以上、ここまでに書いたことについてこれでもかというくらいに分かりやすく書いた例を見つけました。
http://sankei.jp.msn.com/life/news/130913/art13091303130000-n1.htm


文句ばっかりになってしまったので最後にわが国のいいところも褒めておきますが。メディアが徹底的な自国びいきになるのは日本だけに限ったことでは有りません。というより、日本のほうがだいぶマシです。
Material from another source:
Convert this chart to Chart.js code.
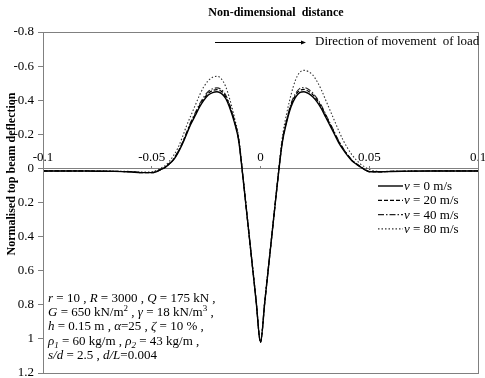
<!DOCTYPE html>
<html>
<head>
<meta charset="utf-8">
<script src="https://cdn.jsdelivr.net/npm/chart.js@4"></script>
<style>
  html, body { margin: 0; padding: 0; background: #fff; }
  #wrap { width: 485px; height: 378px; }
</style>
</head>
<body>
<div id="wrap"><canvas id="chartDeflection"></canvas></div>
<script>
// posicoes x (distancia adimensional) onde a deflexao foi lida
const distX = [
  -0.1, -0.09, -0.08, -0.07, -0.06, -0.055,
  -0.05, -0.048, -0.046, -0.044, -0.042, -0.04, -0.038, -0.036, -0.034, -0.032,
  -0.03, -0.028, -0.026, -0.024, -0.022, -0.02, -0.018, -0.016, -0.014, -0.012,
  -0.01, -0.008, -0.006, -0.004, -0.002, 0, 0.002, 0.004, 0.006, 0.008,
  0.01, 0.012, 0.014, 0.016, 0.018, 0.02, 0.022, 0.024, 0.026, 0.028,
  0.03, 0.032, 0.034, 0.036, 0.038, 0.04, 0.042, 0.044, 0.046, 0.048, 0.05,
  0.055, 0.06, 0.07, 0.08, 0.09, 0.1,
];

const defl0 = [
  0.015, 0.015, 0.015, 0.017, 0.02, 0.025,
  0.025, 0.02, 0.008, -0.005, -0.025, -0.05, -0.09, -0.14, -0.2, -0.26,
  -0.31, -0.36, -0.4, -0.43, -0.445, -0.45, -0.44, -0.41, -0.35, -0.27,
  -0.16, 0.06, 0.3, 0.54, 0.78, 1.02, 0.78, 0.54, 0.3, 0.06,
  -0.15, -0.27, -0.36, -0.415, -0.445, -0.45, -0.44, -0.42, -0.39, -0.35,
  -0.3, -0.25, -0.2, -0.15, -0.11, -0.075, -0.045, -0.025, -0.008, 0.008, 0.02,
  0.02, 0.018, 0.016, 0.015, 0.015, 0.015,
];

const defl20 = [
  0.015, 0.015, 0.015, 0.017, 0.02, 0.025,
  0.025, 0.019, 0.007, -0.006, -0.027, -0.053, -0.094, -0.145, -0.206, -0.267,
  -0.318, -0.369, -0.41, -0.441, -0.457, -0.462, -0.452, -0.421, -0.36, -0.278,
  -0.165, 0.06, 0.3, 0.54, 0.78, 1.02, 0.78, 0.54, 0.3, 0.06,
  -0.155, -0.278, -0.37, -0.427, -0.457, -0.463, -0.453, -0.433, -0.402, -0.361,
  -0.31, -0.259, -0.208, -0.157, -0.115, -0.079, -0.048, -0.027, -0.009, 0.007, 0.019,
  0.02, 0.018, 0.016, 0.015, 0.015, 0.015,
];

const defl40 = [
  0.015, 0.015, 0.015, 0.017, 0.02, 0.024,
  0.024, 0.018, 0.006, -0.007, -0.028, -0.055, -0.097, -0.149, -0.211, -0.274,
  -0.326, -0.378, -0.42, -0.451, -0.467, -0.472, -0.462, -0.43, -0.368, -0.284,
  -0.168, 0.06, 0.3, 0.54, 0.78, 1.02, 0.78, 0.54, 0.3, 0.06,
  -0.158, -0.284, -0.379, -0.437, -0.468, -0.474, -0.464, -0.443, -0.411, -0.369,
  -0.317, -0.265, -0.213, -0.161, -0.118, -0.082, -0.05, -0.029, -0.01, 0.006, 0.018,
  0.019, 0.018, 0.016, 0.015, 0.015, 0.015,
];

const defl80 = [
  0.015, 0.015, 0.015, 0.016, 0.018, 0.022,
  0.02, 0.012, 0, -0.015, -0.04, -0.075, -0.12, -0.18, -0.25, -0.31,
  -0.37, -0.43, -0.48, -0.515, -0.535, -0.54, -0.525, -0.48, -0.4, -0.3,
  -0.18, 0.05, 0.29, 0.53, 0.77, 1.01, 0.77, 0.53, 0.29, 0.05,
  -0.18, -0.32, -0.43, -0.515, -0.563, -0.575, -0.568, -0.548, -0.51, -0.46,
  -0.4, -0.34, -0.28, -0.22, -0.165, -0.12, -0.08, -0.05, -0.025, -0.008, 0.006,
  0.018, 0.017, 0.016, 0.015, 0.015, 0.015,
];

const seriesLabels = ['v = 0 m/s', 'v = 20 m/s', 'v = 40 m/s', 'v = 80 m/s'];
const yTicks = [-0.8, -0.6, -0.4, -0.2, 0, 0.2, 0.4, 0.6, 0.8, 1, 1.2];
const xTicks = [-0.1, -0.05, 0, 0.05, 0.1];

const SERIF = '"Liberation Serif", "Times New Roman", serif';

// texto dos parametros: [trecho, estilo]  (i = italico, sup / sub = indices)
const noteLines = [
  [['r', 'i'], [' = 10 , '], ['R', 'i'], [' = 3000 , '], ['Q', 'i'], [' = 175 kN ,']],
  [['G', 'i'], [' = 650 kN/m'], ['2', 'sup'], [' , '], ['γ', 'i'], [' = 18 kN/m'], ['3', 'sup'], [' ,']],
  [['h', 'i'], [' = 0.15 m , '], ['α', 'i'], ['=25 , '], ['ζ', 'i'], [' = 10 % ,']],
  [['ρ', 'i'], ['1', 'sub'], [' = 60 kg/m , '], ['ρ', 'i'], ['2', 'sub'], [' = 43 kg/m ,']],
  [['s/d', 'i'], [' = 2.5 , '], ['d/L', 'i'], ['=0.004']],
];

function drawRich(ctx, parts, x, y) {
  parts.forEach(([txt, st]) => {
    let size = 13, dy = 0, italic = st === 'i' || st === 'sub';
    if (st === 'sup') { size = 9; dy = -5; }
    if (st === 'sub') { size = 9; dy = 3; }
    ctx.font = `${italic ? 'italic ' : ''}${size}px ${SERIF}`;
    ctx.fillText(txt, x, y + dy);
    x += ctx.measureText(txt).width;
  });
}

const decorPlugin = {
  id: 'decor',
  afterDraw(chart) {
    const { ctx, chartArea: a } = chart;
    ctx.save();
    // moldura
    ctx.strokeStyle = '#808080';
    ctx.lineWidth = 1;
    ctx.strokeRect(Math.round(a.left) + 0.5, Math.round(a.top) + 0.5, Math.round(a.right - a.left), Math.round(a.bottom - a.top));

    ctx.fillStyle = '#000';
    ctx.textBaseline = 'middle';
    ctx.textAlign = 'center';
    ctx.font = `bold 12px ${SERIF}`;
    ctx.fillText('Non-dimensional  distance', 276, 13);

    ctx.save();
    ctx.translate(12, 174);
    ctx.rotate(-Math.PI / 2);
    ctx.fillText('Normalised top beam deflection', 0, 0);
    ctx.restore();

    // seta
    ctx.strokeStyle = '#000';
    ctx.beginPath();
    ctx.moveTo(215, 42.5);
    ctx.lineTo(302, 42.5);
    ctx.stroke();
    ctx.beginPath();
    ctx.moveTo(306, 42.5);
    ctx.lineTo(301, 40.5);
    ctx.lineTo(301, 44.5);
    ctx.closePath();
    ctx.fill();
    ctx.textAlign = 'left';
    ctx.font = `13px ${SERIF}`;
    ctx.fillText('Direction of movement  of load', 315, 42);

    // legenda
    ctx.textBaseline = 'alphabetic';
    chart.data.datasets.forEach((ds, i) => {
      const y = 186 + i * 14.3;
      ctx.setLineDash(ds.borderDash || []);
      ctx.lineWidth = ds.borderWidth;
      ctx.strokeStyle = ds.borderColor;
      ctx.beginPath();
      ctx.moveTo(378, y);
      ctx.lineTo(403, y);
      ctx.stroke();
      ctx.setLineDash([]);
      drawRich(ctx, [[ds.label.slice(0, 1), 'i'], [ds.label.slice(1)]], 404, y + 4);
    });

    noteLines.forEach((parts, i) => drawRich(ctx, parts, 48, 302 + i * 14.2));
    ctx.restore();
  },
};

const styles = [
  { dash: [], color: '#000', width: 1.4 },
  { dash: [4, 2], color: '#000', width: 1.2 },
  { dash: [6, 2, 1.5, 2], color: '#222', width: 1.1 },
  { dash: [1.5, 2], color: '#333', width: 1.1 },
];

const allSeries = [defl0, defl20, defl40, defl80];

new Chart(document.getElementById('chartDeflection'), {
  type: 'line',
  data: {
    datasets: allSeries.map((vals, i) => ({
      label: seriesLabels[i],
      data: distX.map((x, k) => ({ x, y: vals[k] })),
      borderColor: styles[i].color,
      borderWidth: styles[i].width,
      borderDash: styles[i].dash,
      pointRadius: 0,
      fill: false,
      cubicInterpolationMode: 'monotone',
    })),
  },
  options: {
    responsive: true,
    maintainAspectRatio: false,
    animation: false,
    layout: { padding: { top: 32, right: 7, bottom: 5, left: 0 } },
    plugins: { legend: { display: false }, tooltip: { enabled: false }, title: { display: false } },
    scales: {
      x: {
        type: 'linear',
        position: { y: 0 },
        min: -0.1,
        max: 0.1,
        afterBuildTicks: (s) => { s.ticks = xTicks.map((v) => ({ value: v })); },
        afterFit: (s) => { s.paddingLeft = 0; s.paddingRight = 0; },
        ticks: {
          color: '#000',
          font: { family: SERIF, size: 13 },
          padding: -16,
          maxRotation: 0,
          autoSkip: false,
          callback: (v) => String(Number(v.toFixed(2))),
        },
        grid: { drawOnChartArea: false, drawTicks: true, tickLength: -3, color: '#808080' },
        border: { display: true, color: '#808080', width: 1 },
      },
      y: {
        type: 'linear',
        reverse: true,
        min: -0.8,
        max: 1.2,
        afterBuildTicks: (s) => { s.ticks = yTicks.map((v) => ({ value: v })); },
        afterFit: (s) => { s.width = 43; s.paddingTop = 0; s.paddingBottom = 0; },
        ticks: {
          color: '#000',
          font: { family: SERIF, size: 13 },
          padding: 4,
          callback: (v) => String(Number(v.toFixed(1))),
        },
        grid: { drawOnChartArea: false, drawTicks: true, tickLength: 5, color: '#808080' },
        border: { display: true, color: '#808080', width: 1 },
      },
    },
  },
  plugins: [decorPlugin],
});
</script>
</body>
</html>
外国のテレビなんてスポーツの国際大会の時には自国選手をひたすら持ち上げて相手の選手をボロクソに言ったりする国もあるそうですから。その点では日本のテレビって最低限の中立性に配慮した中継をしますし、日本人の観客もフィギュアスケートの大会で日本選手のライバルが演技を終えた後もちゃんと拍手したりと、丁寧ですよね?こういうところは日本の良い所だと思いますよ。